Given instruction » Write out the listing below in full and exactly, leaving out every picture.

▬▬▬

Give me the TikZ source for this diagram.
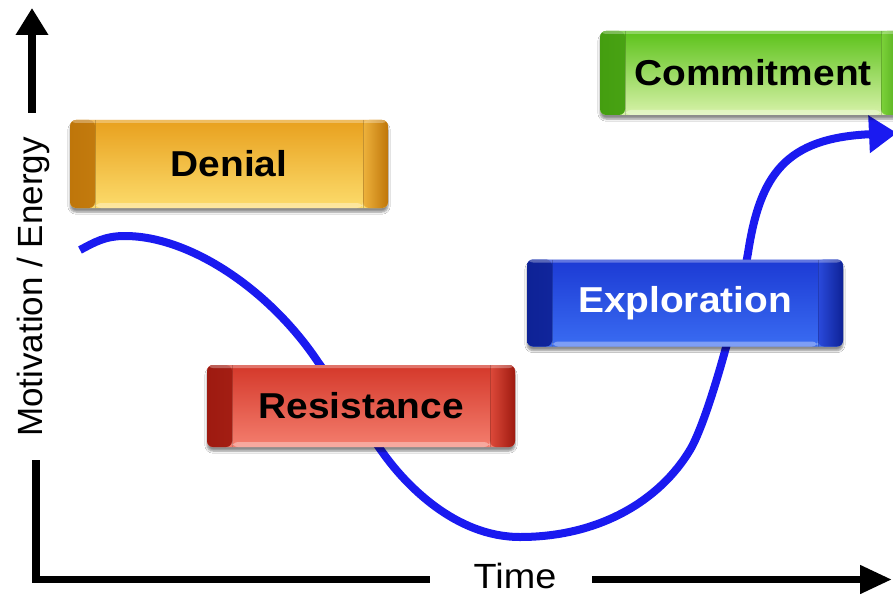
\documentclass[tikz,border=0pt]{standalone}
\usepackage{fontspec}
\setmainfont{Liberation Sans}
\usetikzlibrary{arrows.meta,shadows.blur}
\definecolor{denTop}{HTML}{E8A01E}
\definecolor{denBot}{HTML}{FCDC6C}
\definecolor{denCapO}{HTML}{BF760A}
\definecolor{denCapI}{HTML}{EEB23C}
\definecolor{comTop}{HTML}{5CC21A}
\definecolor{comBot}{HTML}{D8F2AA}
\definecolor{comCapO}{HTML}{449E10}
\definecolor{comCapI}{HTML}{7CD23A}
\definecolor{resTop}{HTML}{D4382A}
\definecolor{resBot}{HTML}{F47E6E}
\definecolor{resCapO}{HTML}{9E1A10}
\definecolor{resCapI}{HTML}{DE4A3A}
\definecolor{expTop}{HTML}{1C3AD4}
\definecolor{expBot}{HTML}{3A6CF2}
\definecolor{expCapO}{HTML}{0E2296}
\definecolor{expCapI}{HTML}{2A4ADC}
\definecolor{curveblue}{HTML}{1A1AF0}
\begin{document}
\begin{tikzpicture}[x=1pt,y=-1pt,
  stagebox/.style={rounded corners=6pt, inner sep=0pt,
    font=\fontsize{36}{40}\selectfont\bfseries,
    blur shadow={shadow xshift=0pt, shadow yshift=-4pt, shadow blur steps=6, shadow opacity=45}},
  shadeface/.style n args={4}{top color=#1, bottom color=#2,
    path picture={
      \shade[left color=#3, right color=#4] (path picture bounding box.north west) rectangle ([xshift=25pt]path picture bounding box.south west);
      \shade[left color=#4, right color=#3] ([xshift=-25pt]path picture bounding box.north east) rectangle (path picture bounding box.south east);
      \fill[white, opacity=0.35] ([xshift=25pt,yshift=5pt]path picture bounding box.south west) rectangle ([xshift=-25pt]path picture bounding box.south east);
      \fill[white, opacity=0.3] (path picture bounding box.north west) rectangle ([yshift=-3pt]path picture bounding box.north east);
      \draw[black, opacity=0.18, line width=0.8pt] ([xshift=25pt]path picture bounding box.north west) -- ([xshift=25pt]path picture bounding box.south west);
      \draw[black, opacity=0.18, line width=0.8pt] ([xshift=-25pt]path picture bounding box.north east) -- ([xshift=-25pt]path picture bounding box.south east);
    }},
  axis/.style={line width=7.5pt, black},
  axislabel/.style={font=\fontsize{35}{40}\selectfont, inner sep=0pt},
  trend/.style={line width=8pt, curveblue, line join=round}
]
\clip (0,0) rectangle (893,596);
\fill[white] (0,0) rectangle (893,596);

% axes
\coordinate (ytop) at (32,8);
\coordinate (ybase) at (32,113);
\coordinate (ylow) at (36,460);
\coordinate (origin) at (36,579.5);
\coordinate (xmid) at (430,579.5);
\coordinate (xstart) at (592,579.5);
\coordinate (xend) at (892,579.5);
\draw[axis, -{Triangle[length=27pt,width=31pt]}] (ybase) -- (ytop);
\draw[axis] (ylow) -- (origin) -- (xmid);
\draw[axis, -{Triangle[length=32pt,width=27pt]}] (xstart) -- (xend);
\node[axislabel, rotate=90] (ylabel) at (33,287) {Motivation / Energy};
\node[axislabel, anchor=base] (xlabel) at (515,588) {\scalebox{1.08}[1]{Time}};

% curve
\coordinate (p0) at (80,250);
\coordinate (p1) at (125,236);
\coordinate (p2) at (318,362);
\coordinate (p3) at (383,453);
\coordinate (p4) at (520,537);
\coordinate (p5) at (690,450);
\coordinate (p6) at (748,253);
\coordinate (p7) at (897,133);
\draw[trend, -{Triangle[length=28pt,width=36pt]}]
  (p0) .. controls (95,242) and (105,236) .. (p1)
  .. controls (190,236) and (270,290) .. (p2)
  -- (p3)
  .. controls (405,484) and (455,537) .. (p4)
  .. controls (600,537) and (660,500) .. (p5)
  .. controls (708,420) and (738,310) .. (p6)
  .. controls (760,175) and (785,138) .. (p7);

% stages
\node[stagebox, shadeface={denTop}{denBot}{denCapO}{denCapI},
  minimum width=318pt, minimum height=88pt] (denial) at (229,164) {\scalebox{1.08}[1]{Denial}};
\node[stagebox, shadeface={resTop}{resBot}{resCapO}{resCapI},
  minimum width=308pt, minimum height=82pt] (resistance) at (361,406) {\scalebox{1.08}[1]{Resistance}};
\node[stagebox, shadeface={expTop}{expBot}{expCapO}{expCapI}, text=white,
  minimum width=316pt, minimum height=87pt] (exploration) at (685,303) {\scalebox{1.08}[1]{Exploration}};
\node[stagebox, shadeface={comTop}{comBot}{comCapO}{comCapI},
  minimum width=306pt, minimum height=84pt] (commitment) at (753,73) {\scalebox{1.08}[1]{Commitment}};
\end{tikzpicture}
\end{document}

▬▬▬

Task output »
Give me the TikZ source for this diagram.
\documentclass[tikz,border=0pt]{standalone}
\usepackage{fontspec}
\setmainfont{Liberation Sans}
\usetikzlibrary{arrows.meta,shadows.blur}
\definecolor{denTop}{HTML}{E8A01E}
\definecolor{denBot}{HTML}{FCDC6C}
\definecolor{denCapO}{HTML}{BF760A}
\definecolor{denCapI}{HTML}{EEB23C}
\definecolor{comTop}{HTML}{5CC21A}
\definecolor{comBot}{HTML}{D8F2AA}
\definecolor{comCapO}{HTML}{449E10}
\definecolor{comCapI}{HTML}{7CD23A}
\definecolor{resTop}{HTML}{D4382A}
\definecolor{resBot}{HTML}{F47E6E}
\definecolor{resCapO}{HTML}{9E1A10}
\definecolor{resCapI}{HTML}{DE4A3A}
\definecolor{expTop}{HTML}{1C3AD4}
\definecolor{expBot}{HTML}{3A6CF2}
\definecolor{expCapO}{HTML}{0E2296}
\definecolor{expCapI}{HTML}{2A4ADC}
\definecolor{curveblue}{HTML}{1A1AF0}
\begin{document}
\begin{tikzpicture}[x=1pt,y=-1pt,
  stagebox/.style={rounded corners=6pt, inner sep=0pt,
    font=\fontsize{36}{40}\selectfont\bfseries,
    blur shadow={shadow xshift=0pt, shadow yshift=-4pt, shadow blur steps=6, shadow opacity=45}},
  shadeface/.style n args={4}{top color=#1, bottom color=#2,
    path picture={
      \shade[left color=#3, right color=#4] (path picture bounding box.north west) rectangle ([xshift=25pt]path picture bounding box.south west);
      \shade[left color=#4, right color=#3] ([xshift=-25pt]path picture bounding box.north east) rectangle (path picture bounding box.south east);
      \fill[white, opacity=0.35] ([xshift=25pt,yshift=5pt]path picture bounding box.south west) rectangle ([xshift=-25pt]path picture bounding box.south east);
      \fill[white, opacity=0.3] (path picture bounding box.north west) rectangle ([yshift=-3pt]path picture bounding box.north east);
      \draw[black, opacity=0.18, line width=0.8pt] ([xshift=25pt]path picture bounding box.north west) -- ([xshift=25pt]path picture bounding box.south west);
      \draw[black, opacity=0.18, line width=0.8pt] ([xshift=-25pt]path picture bounding box.north east) -- ([xshift=-25pt]path picture bounding box.south east);
    }},
  axis/.style={line width=7.5pt, black},
  axislabel/.style={font=\fontsize{35}{40}\selectfont, inner sep=0pt},
  trend/.style={line width=8pt, curveblue, line join=round}
]
\clip (0,0) rectangle (893,596);
\fill[white] (0,0) rectangle (893,596);

% axes
\coordinate (ytop) at (32,8);
\coordinate (ybase) at (32,113);
\coordinate (ylow) at (36,460);
\coordinate (origin) at (36,579.5);
\coordinate (xmid) at (430,579.5);
\coordinate (xstart) at (592,579.5);
\coordinate (xend) at (892,579.5);
\draw[axis, -{Triangle[length=27pt,width=31pt]}] (ybase) -- (ytop);
\draw[axis] (ylow) -- (origin) -- (xmid);
\draw[axis, -{Triangle[length=32pt,width=27pt]}] (xstart) -- (xend);
\node[axislabel, rotate=90] (ylabel) at (33,287) {Motivation / Energy};
\node[axislabel, anchor=base] (xlabel) at (515,588) {\scalebox{1.08}[1]{Time}};

% curve
\coordinate (p0) at (80,250);
\coordinate (p1) at (125,236);
\coordinate (p2) at (318,362);
\coordinate (p3) at (383,453);
\coordinate (p4) at (520,537);
\coordinate (p5) at (690,450);
\coordinate (p6) at (748,253);
\coordinate (p7) at (897,133);
\draw[trend, -{Triangle[length=28pt,width=36pt]}]
  (p0) .. controls (95,242) and (105,236) .. (p1)
  .. controls (190,236) and (270,290) .. (p2)
  -- (p3)
  .. controls (405,484) and (455,537) .. (p4)
  .. controls (600,537) and (660,500) .. (p5)
  .. controls (708,420) and (738,310) .. (p6)
  .. controls (760,175) and (785,138) .. (p7);

% stages
\node[stagebox, shadeface={denTop}{denBot}{denCapO}{denCapI},
  minimum width=318pt, minimum height=88pt] (denial) at (229,164) {\scalebox{1.08}[1]{Denial}};
\node[stagebox, shadeface={resTop}{resBot}{resCapO}{resCapI},
  minimum width=308pt, minimum height=82pt] (resistance) at (361,406) {\scalebox{1.08}[1]{Resistance}};
\node[stagebox, shadeface={expTop}{expBot}{expCapO}{expCapI}, text=white,
  minimum width=316pt, minimum height=87pt] (exploration) at (685,303) {\scalebox{1.08}[1]{Exploration}};
\node[stagebox, shadeface={comTop}{comBot}{comCapO}{comCapI},
  minimum width=306pt, minimum height=84pt] (commitment) at (753,73) {\scalebox{1.08}[1]{Commitment}};
\end{tikzpicture}
\end{document}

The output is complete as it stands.